### TO BE DONE:
Count every line that has the word "this". Give the number, without anything more.

### SOURCE DATA:
>>>
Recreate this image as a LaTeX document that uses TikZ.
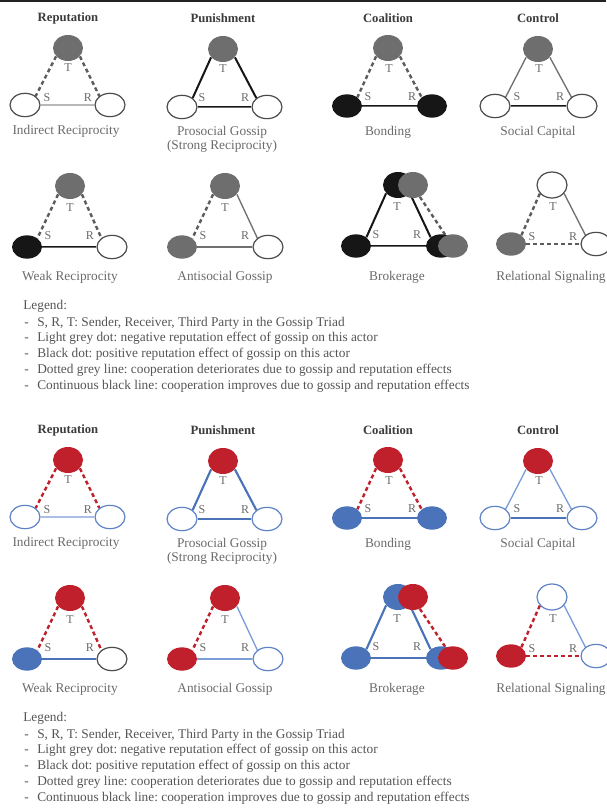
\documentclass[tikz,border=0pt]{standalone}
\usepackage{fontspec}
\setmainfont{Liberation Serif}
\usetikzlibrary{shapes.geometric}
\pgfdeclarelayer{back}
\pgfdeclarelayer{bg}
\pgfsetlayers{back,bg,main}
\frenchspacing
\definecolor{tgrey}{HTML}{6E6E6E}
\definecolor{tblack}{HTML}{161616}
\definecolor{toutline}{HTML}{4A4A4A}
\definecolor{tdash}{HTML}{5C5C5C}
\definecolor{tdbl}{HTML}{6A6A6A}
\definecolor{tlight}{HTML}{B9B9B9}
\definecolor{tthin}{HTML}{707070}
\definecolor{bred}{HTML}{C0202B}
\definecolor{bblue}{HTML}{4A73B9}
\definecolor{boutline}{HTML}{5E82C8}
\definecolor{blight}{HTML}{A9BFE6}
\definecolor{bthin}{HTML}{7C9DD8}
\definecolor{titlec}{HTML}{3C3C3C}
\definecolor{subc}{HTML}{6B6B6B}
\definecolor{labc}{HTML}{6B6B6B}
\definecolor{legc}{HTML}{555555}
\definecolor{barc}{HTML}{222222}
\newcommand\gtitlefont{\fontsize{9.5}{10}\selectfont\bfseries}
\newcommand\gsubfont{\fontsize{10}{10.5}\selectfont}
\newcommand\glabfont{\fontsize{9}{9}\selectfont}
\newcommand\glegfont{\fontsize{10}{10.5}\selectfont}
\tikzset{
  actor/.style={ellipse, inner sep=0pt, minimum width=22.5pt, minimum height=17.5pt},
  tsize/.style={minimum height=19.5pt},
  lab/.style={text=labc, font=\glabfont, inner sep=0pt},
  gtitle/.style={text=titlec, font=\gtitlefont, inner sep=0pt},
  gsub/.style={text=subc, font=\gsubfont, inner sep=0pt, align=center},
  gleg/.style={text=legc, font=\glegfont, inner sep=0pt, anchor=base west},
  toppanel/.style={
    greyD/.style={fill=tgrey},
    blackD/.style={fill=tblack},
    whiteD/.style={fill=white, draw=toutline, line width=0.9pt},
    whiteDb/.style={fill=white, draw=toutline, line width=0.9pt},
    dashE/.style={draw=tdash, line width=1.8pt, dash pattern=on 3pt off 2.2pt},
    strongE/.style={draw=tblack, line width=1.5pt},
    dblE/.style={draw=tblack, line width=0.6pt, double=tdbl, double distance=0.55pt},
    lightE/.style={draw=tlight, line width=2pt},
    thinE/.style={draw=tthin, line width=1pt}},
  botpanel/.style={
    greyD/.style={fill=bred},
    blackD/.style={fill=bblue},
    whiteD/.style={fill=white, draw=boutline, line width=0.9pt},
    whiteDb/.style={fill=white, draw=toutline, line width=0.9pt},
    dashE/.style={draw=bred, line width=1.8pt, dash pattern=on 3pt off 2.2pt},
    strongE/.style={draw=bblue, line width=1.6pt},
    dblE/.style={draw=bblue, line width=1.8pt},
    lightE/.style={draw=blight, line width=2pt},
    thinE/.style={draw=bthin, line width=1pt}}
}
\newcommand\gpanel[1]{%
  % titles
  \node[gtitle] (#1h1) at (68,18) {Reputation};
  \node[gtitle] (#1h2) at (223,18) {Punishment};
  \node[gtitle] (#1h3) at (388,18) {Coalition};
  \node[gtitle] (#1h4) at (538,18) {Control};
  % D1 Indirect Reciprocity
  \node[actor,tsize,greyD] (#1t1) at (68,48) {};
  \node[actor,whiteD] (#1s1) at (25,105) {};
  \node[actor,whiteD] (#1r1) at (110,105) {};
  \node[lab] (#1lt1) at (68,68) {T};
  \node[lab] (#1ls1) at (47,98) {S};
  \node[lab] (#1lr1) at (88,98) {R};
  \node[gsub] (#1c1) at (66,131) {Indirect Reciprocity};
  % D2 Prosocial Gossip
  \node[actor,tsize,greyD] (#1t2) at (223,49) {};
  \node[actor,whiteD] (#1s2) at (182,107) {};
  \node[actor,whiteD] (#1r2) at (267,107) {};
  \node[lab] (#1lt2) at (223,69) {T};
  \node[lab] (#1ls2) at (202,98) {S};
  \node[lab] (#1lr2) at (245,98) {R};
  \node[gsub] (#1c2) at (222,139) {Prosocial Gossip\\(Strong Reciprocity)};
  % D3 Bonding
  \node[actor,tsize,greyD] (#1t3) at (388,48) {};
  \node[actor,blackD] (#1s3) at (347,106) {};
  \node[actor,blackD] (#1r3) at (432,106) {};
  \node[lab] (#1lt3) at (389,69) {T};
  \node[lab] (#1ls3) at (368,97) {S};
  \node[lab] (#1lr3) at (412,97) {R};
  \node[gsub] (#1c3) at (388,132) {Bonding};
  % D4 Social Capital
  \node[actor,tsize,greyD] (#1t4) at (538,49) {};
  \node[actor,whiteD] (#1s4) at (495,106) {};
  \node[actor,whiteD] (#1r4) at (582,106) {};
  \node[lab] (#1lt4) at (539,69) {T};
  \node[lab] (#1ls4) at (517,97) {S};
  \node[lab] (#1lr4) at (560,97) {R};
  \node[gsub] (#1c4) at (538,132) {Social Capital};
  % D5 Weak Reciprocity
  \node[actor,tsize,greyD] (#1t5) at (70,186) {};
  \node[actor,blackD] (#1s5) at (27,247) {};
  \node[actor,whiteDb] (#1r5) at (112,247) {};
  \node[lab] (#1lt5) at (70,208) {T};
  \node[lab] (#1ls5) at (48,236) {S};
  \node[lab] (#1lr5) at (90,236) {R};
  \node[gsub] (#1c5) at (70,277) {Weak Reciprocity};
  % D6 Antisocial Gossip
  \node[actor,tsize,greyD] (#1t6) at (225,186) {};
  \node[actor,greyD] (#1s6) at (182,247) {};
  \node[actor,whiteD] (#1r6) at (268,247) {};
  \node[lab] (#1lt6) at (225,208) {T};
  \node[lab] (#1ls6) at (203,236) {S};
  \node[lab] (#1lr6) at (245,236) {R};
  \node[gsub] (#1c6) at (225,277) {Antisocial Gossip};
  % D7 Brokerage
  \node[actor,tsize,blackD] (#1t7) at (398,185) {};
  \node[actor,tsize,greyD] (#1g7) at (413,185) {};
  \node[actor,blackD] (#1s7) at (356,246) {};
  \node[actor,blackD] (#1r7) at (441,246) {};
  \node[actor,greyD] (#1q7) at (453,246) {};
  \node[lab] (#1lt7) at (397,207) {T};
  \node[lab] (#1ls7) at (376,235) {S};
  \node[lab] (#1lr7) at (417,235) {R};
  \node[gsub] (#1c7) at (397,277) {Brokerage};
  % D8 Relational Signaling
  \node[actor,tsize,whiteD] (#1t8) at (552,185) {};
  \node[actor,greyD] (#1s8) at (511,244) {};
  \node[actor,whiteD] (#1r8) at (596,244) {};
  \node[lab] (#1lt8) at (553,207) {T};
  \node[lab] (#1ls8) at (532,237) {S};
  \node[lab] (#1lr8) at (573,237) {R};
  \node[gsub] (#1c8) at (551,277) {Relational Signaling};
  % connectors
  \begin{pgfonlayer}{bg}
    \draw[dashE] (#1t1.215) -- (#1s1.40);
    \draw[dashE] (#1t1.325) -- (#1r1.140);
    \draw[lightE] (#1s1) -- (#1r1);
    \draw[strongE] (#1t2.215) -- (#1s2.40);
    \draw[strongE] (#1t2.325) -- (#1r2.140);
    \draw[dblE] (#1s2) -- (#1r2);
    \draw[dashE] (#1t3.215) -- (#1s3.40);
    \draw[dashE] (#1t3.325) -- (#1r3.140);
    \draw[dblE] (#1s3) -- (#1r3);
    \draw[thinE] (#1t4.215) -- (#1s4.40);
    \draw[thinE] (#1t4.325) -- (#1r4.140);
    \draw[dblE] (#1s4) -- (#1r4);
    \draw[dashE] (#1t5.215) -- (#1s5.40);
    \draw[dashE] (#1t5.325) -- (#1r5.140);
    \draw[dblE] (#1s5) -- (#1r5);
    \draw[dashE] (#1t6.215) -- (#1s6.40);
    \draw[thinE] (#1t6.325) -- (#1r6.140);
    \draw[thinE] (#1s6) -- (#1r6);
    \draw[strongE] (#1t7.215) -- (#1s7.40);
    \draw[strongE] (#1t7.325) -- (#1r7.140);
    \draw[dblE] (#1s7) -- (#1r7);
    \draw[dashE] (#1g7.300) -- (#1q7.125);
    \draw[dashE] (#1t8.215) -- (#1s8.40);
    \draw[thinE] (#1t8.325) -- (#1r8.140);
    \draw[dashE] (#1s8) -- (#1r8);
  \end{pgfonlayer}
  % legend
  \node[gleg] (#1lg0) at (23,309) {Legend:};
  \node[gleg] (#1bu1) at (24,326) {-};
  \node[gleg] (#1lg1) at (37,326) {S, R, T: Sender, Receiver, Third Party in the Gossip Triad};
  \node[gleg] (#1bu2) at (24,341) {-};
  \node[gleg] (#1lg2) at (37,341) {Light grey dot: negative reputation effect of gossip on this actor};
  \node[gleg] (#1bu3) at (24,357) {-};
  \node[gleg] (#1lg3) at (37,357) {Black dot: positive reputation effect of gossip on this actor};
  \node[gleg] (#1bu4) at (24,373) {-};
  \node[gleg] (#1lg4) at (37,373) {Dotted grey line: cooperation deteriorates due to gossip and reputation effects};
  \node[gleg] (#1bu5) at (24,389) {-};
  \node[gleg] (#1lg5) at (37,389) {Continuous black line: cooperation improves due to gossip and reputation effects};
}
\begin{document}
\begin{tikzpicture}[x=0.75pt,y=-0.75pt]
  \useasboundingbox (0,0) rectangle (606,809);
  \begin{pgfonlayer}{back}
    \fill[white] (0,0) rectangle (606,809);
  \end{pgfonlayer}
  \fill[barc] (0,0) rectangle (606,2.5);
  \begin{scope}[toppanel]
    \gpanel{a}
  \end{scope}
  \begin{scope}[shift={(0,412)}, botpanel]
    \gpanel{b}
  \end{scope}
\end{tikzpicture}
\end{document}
<<<
### WORKED SOLUTION:
3